» Stored data
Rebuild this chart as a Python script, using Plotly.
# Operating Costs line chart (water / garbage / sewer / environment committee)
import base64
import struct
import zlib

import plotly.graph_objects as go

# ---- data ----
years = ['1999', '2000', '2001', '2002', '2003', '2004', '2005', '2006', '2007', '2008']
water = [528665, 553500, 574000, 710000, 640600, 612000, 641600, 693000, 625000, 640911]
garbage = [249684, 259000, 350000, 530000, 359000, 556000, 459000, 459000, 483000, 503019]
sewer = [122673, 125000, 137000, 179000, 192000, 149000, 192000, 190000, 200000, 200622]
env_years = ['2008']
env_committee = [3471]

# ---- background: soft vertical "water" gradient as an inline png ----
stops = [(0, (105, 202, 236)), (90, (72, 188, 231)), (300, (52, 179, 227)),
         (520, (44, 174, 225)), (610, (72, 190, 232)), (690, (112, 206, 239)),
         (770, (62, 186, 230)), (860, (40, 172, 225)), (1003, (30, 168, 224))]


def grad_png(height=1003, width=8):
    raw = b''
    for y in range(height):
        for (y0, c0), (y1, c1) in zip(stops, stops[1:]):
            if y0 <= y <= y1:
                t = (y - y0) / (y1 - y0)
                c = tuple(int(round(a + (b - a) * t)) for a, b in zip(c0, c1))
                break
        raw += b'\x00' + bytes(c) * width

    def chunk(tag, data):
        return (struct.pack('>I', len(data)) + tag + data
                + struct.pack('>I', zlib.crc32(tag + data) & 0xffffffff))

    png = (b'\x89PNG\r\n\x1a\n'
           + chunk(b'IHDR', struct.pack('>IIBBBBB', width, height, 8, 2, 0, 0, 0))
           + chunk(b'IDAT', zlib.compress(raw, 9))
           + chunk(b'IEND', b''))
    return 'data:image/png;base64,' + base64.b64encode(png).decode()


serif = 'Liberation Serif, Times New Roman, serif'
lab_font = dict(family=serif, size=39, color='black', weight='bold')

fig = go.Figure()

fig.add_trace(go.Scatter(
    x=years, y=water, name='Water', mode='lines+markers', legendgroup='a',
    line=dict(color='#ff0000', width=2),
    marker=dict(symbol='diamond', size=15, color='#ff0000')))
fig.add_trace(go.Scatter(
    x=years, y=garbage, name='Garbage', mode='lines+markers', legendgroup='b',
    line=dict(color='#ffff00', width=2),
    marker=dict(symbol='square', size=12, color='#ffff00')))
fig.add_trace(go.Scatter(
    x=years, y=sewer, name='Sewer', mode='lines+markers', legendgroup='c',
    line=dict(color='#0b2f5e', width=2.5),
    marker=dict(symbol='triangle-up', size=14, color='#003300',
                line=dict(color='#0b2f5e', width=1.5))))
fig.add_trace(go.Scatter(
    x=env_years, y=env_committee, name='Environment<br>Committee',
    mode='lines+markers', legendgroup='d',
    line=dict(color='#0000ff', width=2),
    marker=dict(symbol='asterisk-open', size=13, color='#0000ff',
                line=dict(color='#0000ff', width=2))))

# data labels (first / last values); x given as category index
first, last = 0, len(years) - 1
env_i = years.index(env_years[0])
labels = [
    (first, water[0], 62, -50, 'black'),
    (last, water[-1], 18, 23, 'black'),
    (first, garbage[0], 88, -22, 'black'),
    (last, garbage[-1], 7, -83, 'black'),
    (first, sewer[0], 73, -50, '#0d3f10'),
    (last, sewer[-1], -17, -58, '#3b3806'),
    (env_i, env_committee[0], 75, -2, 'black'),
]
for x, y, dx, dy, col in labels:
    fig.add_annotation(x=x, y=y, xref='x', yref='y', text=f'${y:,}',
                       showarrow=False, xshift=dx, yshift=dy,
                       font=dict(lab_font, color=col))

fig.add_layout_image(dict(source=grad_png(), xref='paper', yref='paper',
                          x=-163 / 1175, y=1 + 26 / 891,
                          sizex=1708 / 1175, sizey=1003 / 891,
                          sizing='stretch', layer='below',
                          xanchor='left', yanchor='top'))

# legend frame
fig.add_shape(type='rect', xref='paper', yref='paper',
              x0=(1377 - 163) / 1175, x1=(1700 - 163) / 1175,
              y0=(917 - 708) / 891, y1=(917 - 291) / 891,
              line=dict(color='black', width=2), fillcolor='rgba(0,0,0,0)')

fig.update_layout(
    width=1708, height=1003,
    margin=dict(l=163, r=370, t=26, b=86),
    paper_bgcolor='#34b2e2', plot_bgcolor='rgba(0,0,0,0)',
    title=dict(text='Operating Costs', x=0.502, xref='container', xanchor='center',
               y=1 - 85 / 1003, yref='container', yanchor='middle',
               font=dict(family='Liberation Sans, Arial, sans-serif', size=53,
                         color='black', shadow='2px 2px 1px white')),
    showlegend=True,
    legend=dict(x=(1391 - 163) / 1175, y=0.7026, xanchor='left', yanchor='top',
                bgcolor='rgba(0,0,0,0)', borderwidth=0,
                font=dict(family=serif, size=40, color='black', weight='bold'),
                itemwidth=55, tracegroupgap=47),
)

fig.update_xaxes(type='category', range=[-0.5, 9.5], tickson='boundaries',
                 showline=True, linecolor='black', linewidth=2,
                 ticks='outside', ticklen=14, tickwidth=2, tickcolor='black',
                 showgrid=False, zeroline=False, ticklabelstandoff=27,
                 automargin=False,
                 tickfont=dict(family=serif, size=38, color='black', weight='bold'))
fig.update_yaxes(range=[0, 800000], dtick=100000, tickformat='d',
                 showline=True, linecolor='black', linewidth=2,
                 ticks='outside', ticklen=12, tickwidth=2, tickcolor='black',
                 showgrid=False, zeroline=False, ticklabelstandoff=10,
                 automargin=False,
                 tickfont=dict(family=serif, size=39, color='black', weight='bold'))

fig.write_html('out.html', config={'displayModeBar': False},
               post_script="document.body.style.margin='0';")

» What is expected
Only the lines from the top of the data through the line that contains "env_committee = [3471]" should be quoted, exactly as they stand.

» Response to the task
Rebuild this chart as a Python script, using Plotly.
# Operating Costs line chart (water / garbage / sewer / environment committee)
import base64
import struct
import zlib

import plotly.graph_objects as go

# ---- data ----
years = ['1999', '2000', '2001', '2002', '2003', '2004', '2005', '2006', '2007', '2008']
water = [528665, 553500, 574000, 710000, 640600, 612000, 641600, 693000, 625000, 640911]
garbage = [249684, 259000, 350000, 530000, 359000, 556000, 459000, 459000, 483000, 503019]
sewer = [122673, 125000, 137000, 179000, 192000, 149000, 192000, 190000, 200000, 200622]
env_years = ['2008']
env_committee = [3471]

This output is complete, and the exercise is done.